What a Real President Would Do...

Roger Ehrenberg argues that all financial institutions must mark their assets to market immediately. I agree. It's the first step to fixing the financial mess, but Obama does not have the guts to do it:

What needs to happen, right now, is to make EVERY financial institution apply mark-to-market accounting to their portfolios. No readily observable market? Have an administrator apply an independent third-party valuation that takes into account polling possible buyers. The only circumstance under which mark-to-market accounting can be avoided is if an institution has the intention of holding an asset to maturity and has the term financing in place to carry it. The two biggest problems with the current accounting regime relate to leverage and illiquidity. Banks have been financed largely with short-term capital, piled on top of a sliver of equity.
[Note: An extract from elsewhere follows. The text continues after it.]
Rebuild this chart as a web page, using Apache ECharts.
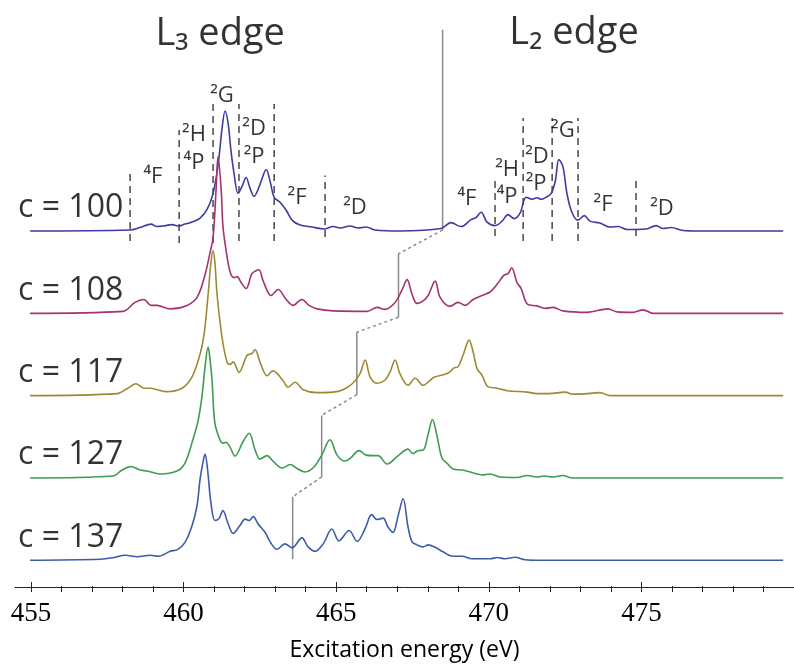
<!DOCTYPE html>
<html>
<head>
<meta charset="utf-8">
<script src="https://cdn.jsdelivr.net/npm/echarts@6/dist/echarts.min.js"></script>
<style>
  html, body { margin: 0; padding: 0; background: #fff; }
  #chart { width: 794px; height: 667px; }
</style>
</head>
<body>
<div id="chart"></div>
<script>
// spectra: [excitation energy (eV), intensity above own baseline]
const c100 = [[454.97,0],[458.21,1],[458.53,3.5],[458.89,7],[459.08,4.5],[459.28,5],[459.57,6.5],[459.76,5],[459.99,7],[460.22,9],[460.48,13],[460.71,22],[460.90,38],[461.06,66],[461.19,103],[461.29,121],[461.39,108],[461.48,81],[461.58,58],[461.71,38],[461.84,45],[461.97,54],[462.10,43],[462.23,35],[462.36,42],[462.49,53],[462.62,62],[462.75,50],[462.88,34],[463.07,29],[463.27,21],[463.46,11],[463.72,6],[464.11,4],[464.50,2],[464.79,4.5],[465.02,3],[465.34,5],[465.60,3],[465.86,4],[466.15,1],[466.96,0],[468.29,2.5],[468.61,8.5],[468.94,4.5],[469.26,11.5],[469.42,13.5],[469.59,19],[469.78,9],[470.04,5.5],[470.27,10],[470.46,16.5],[470.66,12.5],[470.85,18],[471.05,34],[471.24,32],[471.40,33.5],[471.53,32],[471.69,34],[471.86,38],[471.99,50],[472.11,72],[472.24,65],[472.37,38],[472.53,19],[472.73,11],[472.93,15.5],[473.12,10],[473.44,8],[473.77,4],[474.03,4.5],[474.32,1.5],[474.94,2],[475.26,5.5],[475.49,2.5],[475.75,3.5],[476.13,0.5],[476.69,0],[479.38,0]];
const c108 = [[454.97,0],[457.98,2],[458.37,11],[458.66,14],[458.89,8],[459.08,8],[459.51,4.5],[460.06,8],[460.38,16],[460.64,39],[460.80,61],[460.90,76],[461.00,126],[461.06,158],[461.16,126],[461.22,88],[461.32,64],[461.45,42],[461.58,36],[461.68,37],[461.81,31],[461.97,25],[462.16,40],[462.29,43],[462.39,44],[462.52,33],[462.78,18],[463.01,24],[463.27,14],[463.49,8],[463.78,14],[464.01,8],[464.27,4.5],[464.79,2.5],[465.89,2],[466.22,6],[466.47,4],[466.80,11],[467.03,24],[467.19,34],[467.35,19],[467.51,10],[467.71,12.5],[467.87,18],[468.10,32.5],[468.26,16],[468.58,7],[468.84,11],[469.07,8],[469.33,14],[469.62,18],[469.88,21.5],[470.11,29.5],[470.33,38.5],[470.46,40],[470.58,46],[470.75,31],[470.88,25.5],[471.10,9],[471.40,7.5],[471.66,5],[471.92,6],[472.24,2.5],[473.02,1],[473.70,4.5],[473.99,1.5],[474.51,1],[474.84,3.5],[475.16,0],[479.38,0]];
const c117 = [[454.97,0],[457.79,2],[458.11,7],[458.40,12],[458.66,7.5],[458.86,7.5],[459.38,4],[459.89,7.5],[460.22,19],[460.48,42],[460.61,62],[460.74,102],[460.83,134],[460.90,146],[460.96,134],[461.03,102],[461.19,59],[461.35,34],[461.45,31.5],[461.55,34],[461.74,23.5],[462.00,40.5],[462.16,42.5],[462.26,46.5],[462.42,34],[462.65,20],[462.84,25],[463.17,15],[463.33,8.5],[463.56,13.5],[463.82,6],[464.27,3],[464.79,3.5],[465.11,6],[465.41,12],[465.66,22],[465.83,36],[465.99,19],[466.22,12.5],[466.47,15.5],[466.64,24],[466.80,36],[466.96,22],[467.22,10.5],[467.45,17.5],[467.71,10.5],[468.06,18.5],[468.42,21.5],[468.58,24],[468.71,28],[468.84,29],[469.00,40.5],[469.20,56],[469.33,44],[469.46,27],[469.62,20.5],[469.81,9],[470.11,7.5],[470.43,5],[471.08,3.5],[471.40,2],[471.79,2],[472.31,3.5],[472.57,1.5],[472.80,1.5],[473.44,3],[473.77,0],[479.38,0]];
const c127 = [[454.97,0],[457.66,2],[457.95,8],[458.24,11.5],[458.53,8],[458.76,7],[459.18,4],[459.73,7],[459.99,15],[460.25,39],[460.41,57],[460.54,82],[460.64,112],[460.74,132],[460.80,120],[460.87,97],[460.96,55],[461.13,38],[461.22,35],[461.32,36],[461.45,31],[461.61,22],[461.87,36.5],[462.07,45],[462.26,28.5],[462.42,19],[462.65,22.5],[462.84,17],[463.14,10],[463.40,13.5],[463.62,9.5],[463.88,6],[464.17,11],[464.43,23.5],[464.69,38.5],[464.92,23],[465.18,17],[465.37,20.5],[465.63,27.5],[465.86,23],[466.09,22.5],[466.25,22.5],[466.54,14],[466.90,22.5],[467.22,29],[467.38,24.5],[467.54,27.5],[467.71,28],[467.87,44],[468.01,59],[468.16,42],[468.32,20],[468.48,15],[468.68,9],[468.97,8],[469.29,5.5],[469.62,3],[469.88,4],[470.20,1],[470.75,0.5],[471.08,2.5],[471.40,1],[471.63,2],[471.92,1],[472.24,2.5],[472.54,0],[479.38,0]];
const c137 = [[454.97,0],[457.24,1],[457.66,2.5],[458.05,5],[458.44,3.5],[458.86,5],[459.12,4],[459.51,9],[459.76,11],[459.99,18],[460.22,35],[460.38,55],[460.48,82],[460.58,100],[460.64,107],[460.72,92],[460.83,58],[460.96,40],[461.09,42],[461.22,50],[461.39,36.5],[461.55,27],[461.77,35],[461.94,41.5],[462.07,40],[462.20,44],[462.36,36.5],[462.59,28],[462.75,18.5],[462.97,11],[463.23,16.5],[463.46,12.5],[463.78,22.5],[463.98,13.5],[464.21,9],[464.47,16.5],[464.75,31.5],[464.98,19.5],[465.31,30],[465.57,19],[465.83,32],[466.04,46],[466.22,41],[466.41,42.5],[466.57,33.5],[466.73,28],[466.90,45],[467.06,62],[467.22,33.5],[467.35,18.5],[467.51,15.5],[467.71,13.5],[467.87,15.5],[468.10,13],[468.32,9],[468.68,4],[468.97,4],[469.29,1.5],[469.88,1.5],[470.11,2.7],[470.36,1.5],[470.69,3],[471.01,0.5],[471.50,0],[479.38,0]];

const spectra = [c100, c108, c117, c127, c137];
const concLabels = ['c = 100', 'c = 108', 'c = 117', 'c = 127', 'c = 137'];
const offsets = [359, 276, 193, 110, 27];

// L3 / L2 split per spectrum
const edgeSplit = [468.34, 466.91, 465.56, 464.42, 463.48];
const edgeLow = [360, 272, 194, 111, 28];
const edgeHigh = [562, 336, 257, 173, 91];

// multiplet term boundaries (c = 100)
const termLineE = [458.21, 459.80, 460.90, 461.74, 462.88, 464.53, 470.04, 470.95, 471.89, 472.73, 474.61];
const termLineTop = [417, 461, 488, 487, 487, 415, 413, 473, 473, 473, 413];
const termLineBottom = [349, 347, 347, 349, 349, 353, 354, 349, 349, 349, 354];

const termNames = ['⁴F', '²H', '⁴P', '²G', '²D', '²P', '²F', '²D', '⁴F', '²H', '⁴P', '²D', '²P', '²G', '²F', '²D'];
const termE = [458.95, 460.28, 460.28, 461.19, 462.23, 462.23, 463.62, 465.50, 469.13, 470.43, 470.43, 471.40, 471.37, 472.24, 473.54, 475.45];
const termY = [414, 456, 428, 495, 462, 434, 393, 382, 392, 421, 394, 434, 407, 460, 386, 381];

const edgeTitles = ['L₃ edge', 'L₂ edge'];
const edgeTitleE = [461.13, 472.60];
const edgeTitleY = [558, 559];

const colors = ['#3d3d9f', '#a4336f', '#9b8a34', '#3f9b50', '#3d5ca8'];

const chart = echarts.init(document.getElementById('chart'));
const series = [];

spectra.forEach((s, i) => {
  series.push({
    type: 'line',
    data: s.map(p => [p[0], p[1] + offsets[i]]),
    showSymbol: false,
    smooth: 0.35,
    lineStyle: { color: colors[i], width: 1.6 },
    z: 5,
    silent: true
  });
});

termLineE.forEach((e, i) => {
  series.push({
    type: 'line',
    data: [[e, termLineBottom[i]], [e, termLineTop[i]]],
    showSymbol: false,
    lineStyle: { color: '#2a2a2a', width: 1.3, type: [7, 5] },
    z: 3,
    silent: true
  });
});

edgeSplit.forEach((e, i) => {
  series.push({
    type: 'line',
    data: [[e, edgeLow[i]], [e, edgeHigh[i]]],
    showSymbol: false,
    lineStyle: { color: '#8a8a8a', width: 1.5 },
    z: 4,
    silent: true
  });
  if (i < edgeSplit.length - 1) {
    series.push({
      type: 'line',
      data: [[e, edgeLow[i]], [edgeSplit[i + 1], edgeHigh[i + 1]]],
      showSymbol: false,
      lineStyle: { color: '#8a8a8a', width: 1.5, type: [3, 3] },
      z: 4,
      silent: true
    });
  }
});

const textSeries = (data, style) => ({
  type: 'scatter',
  data: data,
  symbolSize: 1,
  itemStyle: { color: 'transparent' },
  label: Object.assign({ show: true, formatter: p => p.data[2], color: '#000' }, style),
  z: 6,
  silent: true
});

series.push(textSeries(termNames.map((t, i) => [termE[i], termY[i], t]),
  { position: 'inside', fontSize: 22, fontFamily: 'Open Sans' }));
series.push(textSeries(edgeTitles.map((t, i) => [edgeTitleE[i], edgeTitleY[i], t]),
  { position: 'inside', fontSize: 38, fontFamily: 'Open Sans' }));
series.push(textSeries(concLabels.map((t, i) => [454.58, offsets[i] + 23, t]),
  { position: 'inside', align: 'left', fontSize: 32, fontFamily: 'Open Sans' }));

chart.setOption({
  animation: false,
  backgroundColor: '#fff',
  grid: [
    { left: 15, top: 0, width: 779, height: 592 },
    { left: 31, top: 0, width: 771.25, height: 592 }
  ],
  xAxis: [
    {
      gridIndex: 0, type: 'value', min: 454.48, max: 479.73,
      axisLine: { show: true, lineStyle: { color: '#222', width: 1 } },
      axisTick: { show: false }, axisLabel: { show: false }, splitLine: { show: false },
      name: 'Excitation energy (eV)', nameLocation: 'middle', nameGap: 52,
      nameTextStyle: { fontSize: 23, fontFamily: 'Open Sans', color: '#000' }
    },
    {
      gridIndex: 1, type: 'value', min: 455, max: 480, interval: 5,
      axisLine: { show: false },
      axisTick: { show: true, inside: true, length: 10, lineStyle: { color: '#222' } },
      minorTick: { show: true, splitNumber: 5, length: 6, lineStyle: { color: '#222' } },
      splitLine: { show: false }, minorSplitLine: { show: false },
      axisLabel: { margin: 8, fontSize: 27, fontFamily: 'Liberation Serif', color: '#000', showMaxLabel: false }
    }
  ],
  yAxis: [
    { gridIndex: 0, type: 'value', min: 0, max: 592, show: false },
    { gridIndex: 1, type: 'value', min: 0, max: 592, show: false }
  ],
  series: series
});
</script>
</body>
</html>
But when assets have maturities extended either due to a changing rate environment (e.g., rising term rates cause mortgage-backed securities to experience longer maturities) or to rising illiquidity (e.g., CDOs, CDS', high-yield bonds, leveraged lending commitments, etc.), the lack of term capital puts them in a very precarious position almost overnight. These kinds of surprises could have been avoided by forcing mark-to-market treatment, as we would have seen a precipitous decline in carrying values much faster than we did and dealt with the problem far more quickly.